Tidak ada satu pun yang sudah Muhammad bin Salman katakan atau lakukan menunjukkan bahwa dia punya rencana untuk mengubah hal tersebut. Sejujurnya saya kira kesempatan bagi seorang non-Wahabi untuk menjadi Raja Arab Saudi sama besar dengan kesempatan seseorang yang bukan Katolik untuk menjadi Paus.

Pernyataan Muhammad bin Salman ini tidak dimaksudkan untuk memuluskan jalan untuk menjauh dari doktrin kaku Wahabi di dalam Arab Saudi. Pernyataannya justru memberi sinyal melonggarnya batasan-batasan tertentu di dalam Arab Saudi dalam rangka mendapatkan dukungan dari kalangan muda Saudi sambil dalam waktu yang bersamaan mencari cara agar Arab Saudi dan Muhammad bin Salman sendiri memiliki citra yang lebih baik di Barat.

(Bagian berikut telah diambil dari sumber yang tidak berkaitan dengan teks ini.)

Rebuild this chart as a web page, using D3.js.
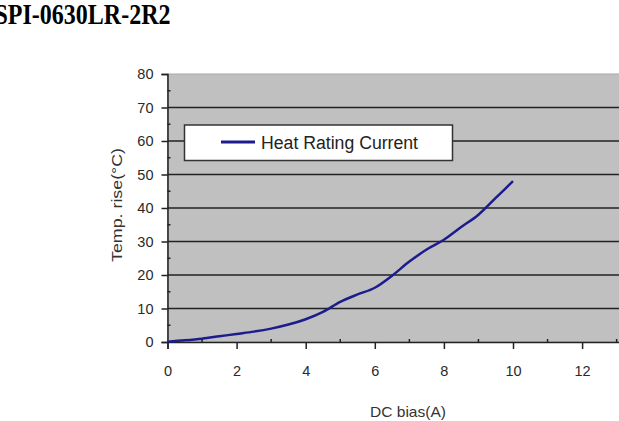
<!DOCTYPE html>
<html>
<head>
<meta charset="utf-8">
<script src="https://cdn.jsdelivr.net/npm/d3@7"></script>
<style>
  body { margin: 0; background: #fff; }
  svg { display: block; }
</style>
</head>
<body>
<svg id="chart" width="619" height="421"></svg>
<script>
// 讀圖估計的資料
const biasA = [0, 0.5, 1, 1.5, 2, 2.5, 3, 3.5, 4, 4.5, 5, 5.5, 6, 6.5, 7, 7.5, 8, 8.5, 9, 9.5, 10];
const tempRise = [0.1, 0.5, 1.0, 1.7, 2.4, 3.1, 4.0, 5.2, 6.8, 9.0, 12.0, 14.2, 16.2, 19.8, 24.0, 27.6, 30.5, 34.3, 38.0, 43.0, 48.0];
const xTicks = [0, 2, 4, 6, 8, 10, 12];
const yTicks = [0, 10, 20, 30, 40, 50, 60, 70, 80];
const seriesName = 'Heat Rating Current';

const svg = d3.select('#chart');

// 尺寸
const plotLeft = 167.5, plotBottom = 342, plotTop = 74;
const x = d3.scaleLinear().domain([0, 13.5]).range([plotLeft, plotLeft + 13.5 * 34.55]);
const y = d3.scaleLinear().domain([0, 80]).range([plotBottom, plotTop]);

// 標題 (原圖左側被裁掉)
svg.append('text')
    .attr('transform', 'scale(1,1.22)')
    .attr('x', -5.5)
    .attr('y', 19.7)
    .attr('font-family', '"Liberation Serif", "Times New Roman", serif')
    .attr('font-weight', 'bold')
    .attr('font-size', 24)
    .attr('fill', '#000')
    .text('SPI-0630LR-2R2');

// 灰色背景
svg.append('rect')
    .attr('x', x(0))
    .attr('y', y(80))
    .attr('width', x(13.5) - x(0))
    .attr('height', y(0) - y(80))
    .attr('fill', '#c0c0c0')
    .attr('stroke', '#a8a8a8')
    .attr('stroke-width', 1);

// 格線
svg.append('g')
    .selectAll('line')
    .data(yTicks.filter(d => d > 0 && d < 80))
    .enter()
    .append('line')
    .attr('x1', x(0))
    .attr('x2', x(13.5))
    .attr('y1', d => y(d))
    .attr('y2', d => y(d))
    .attr('stroke', '#222')
    .attr('stroke-width', 1.5);

// y 軸
const yAxis = svg.append('g')
    .attr('transform', `translate(${x(0)},0)`)
    .call(d3.axisLeft(y).tickValues(yTicks).tickSize(6).tickPadding(8));
yAxis.select('.domain').attr('stroke', '#222').attr('stroke-width', 1.5);
yAxis.selectAll('.tick line').attr('stroke', '#222').attr('stroke-width', 1.5);
yAxis.selectAll('text')
    .attr('font-family', 'Arial, "Liberation Sans", sans-serif')
    .attr('font-size', 14.5)
    .attr('fill', '#2a2a2a');

// y 小刻度
svg.append('g')
    .selectAll('line')
    .data(d3.range(5, 80, 10))
    .enter()
    .append('line')
    .attr('x1', x(0))
    .attr('x2', x(0) + 3)
    .attr('y1', d => y(d))
    .attr('y2', d => y(d))
    .attr('stroke', '#222')
    .attr('stroke-width', 1.5);

// x 軸
const xAxis = svg.append('g')
    .attr('transform', `translate(0,${y(0)})`)
    .call(d3.axisBottom(x).tickValues(xTicks).tickSize(7).tickPadding(17));
xAxis.select('.domain').attr('stroke', '#222').attr('stroke-width', 1.5);
xAxis.selectAll('.tick line').attr('stroke', '#222').attr('stroke-width', 1.5);
xAxis.selectAll('text')
    .attr('font-family', 'Arial, "Liberation Sans", sans-serif')
    .attr('font-size', 14.5)
    .attr('fill', '#2a2a2a');

// x 小刻度
svg.append('g')
    .selectAll('line')
    .data(d3.range(1, 14, 2))
    .enter()
    .append('line')
    .attr('x1', d => x(d))
    .attr('x2', d => x(d))
    .attr('y1', y(0) - 3)
    .attr('y2', y(0) + 1)
    .attr('stroke', '#222')
    .attr('stroke-width', 1.5);

// 曲線
const line = d3.line()
    .x((d, i) => x(biasA[i]))
    .y(d => y(d))
    .curve(d3.curveMonotoneX);

svg.append('path')
    .datum(tempRise)
    .attr('d', line)
    .attr('fill', 'none')
    .attr('stroke', '#1c1c8c')
    .attr('stroke-width', 2.5);

// 軸標題
svg.append('text')
    .attr('x', 408)
    .attr('y', 417)
    .attr('text-anchor', 'middle')
    .attr('font-family', 'Arial, "Liberation Sans", sans-serif')
    .attr('font-size', 15)
    .attr('textLength', 76)
    .attr('lengthAdjust', 'spacingAndGlyphs')
    .attr('fill', '#333')
    .text('DC bias(A)');

svg.append('text')
    .attr('transform', 'translate(122,205) rotate(-90)')
    .attr('text-anchor', 'middle')
    .attr('font-family', 'Arial, "Liberation Sans", sans-serif')
    .attr('font-size', 15)
    .attr('textLength', 114)
    .attr('lengthAdjust', 'spacingAndGlyphs')
    .attr('fill', '#333')
    .text('Temp. rise(°C)');

// 圖例
const legend = svg.append('g');
legend.append('rect')
    .attr('x', 184.5)
    .attr('y', 125)
    .attr('width', 268)
    .attr('height', 35.5)
    .attr('fill', '#fff')
    .attr('stroke', '#333')
    .attr('stroke-width', 1.5);
legend.append('line')
    .attr('x1', 221)
    .attr('x2', 255)
    .attr('y1', 142)
    .attr('y2', 142)
    .attr('stroke', '#1c1c8c')
    .attr('stroke-width', 3);
legend.append('text')
    .attr('x', 261)
    .attr('y', 148.5)
    .attr('font-family', 'Arial, "Liberation Sans", sans-serif')
    .attr('font-size', 18)
    .attr('textLength', 157)
    .attr('lengthAdjust', 'spacingAndGlyphs')
    .attr('fill', '#222')
    .text(seriesName);
</script>
</body>
</html>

Pada akhirnya tidak ada yang akan berubah karena perubahan yang sesungguhnya akan membuat ortodoksi relijius Muhammad bin Salam dipertanyakan, yang akan membuatnya keluar dari jalur suksesi dan tahta.

Raja Salman di Moskow – Tidak Menjauh dari AS

Mengenai perjalanan Raja Salman ke Moskow, terlalu berlebihan bila dipandang sebagai usaha Arab Saudi untuk menjauh dari AS dan mendekat ke kekuatan Eurasia.

Raja Salman merupakan Raja Saudi pertama yang mengunjungi Rusia dalam kapasitas resmi. Dia memang membawa delegasi dalam jumlah besar, namun Muhammad bin Salman sendiri tidak termasuk di dalamnya.

Apa pun kesepakatan yang didapakan oleh Saudi dan Rusia dari pihak lainnya saat Raja Salman berada di Moskow, tampak kerdil dibanding kesepakatan Saudi dengan AS yang jauh lebih besar beberapa bulan sebelumnya selama kunjungan Presiden AS Trump ke Arab Saudi.

Hal ini menunjukkan bahwa hubungan dengan AS-lah yang penting bagi Saudi, bukan hubungan dengan Rusia.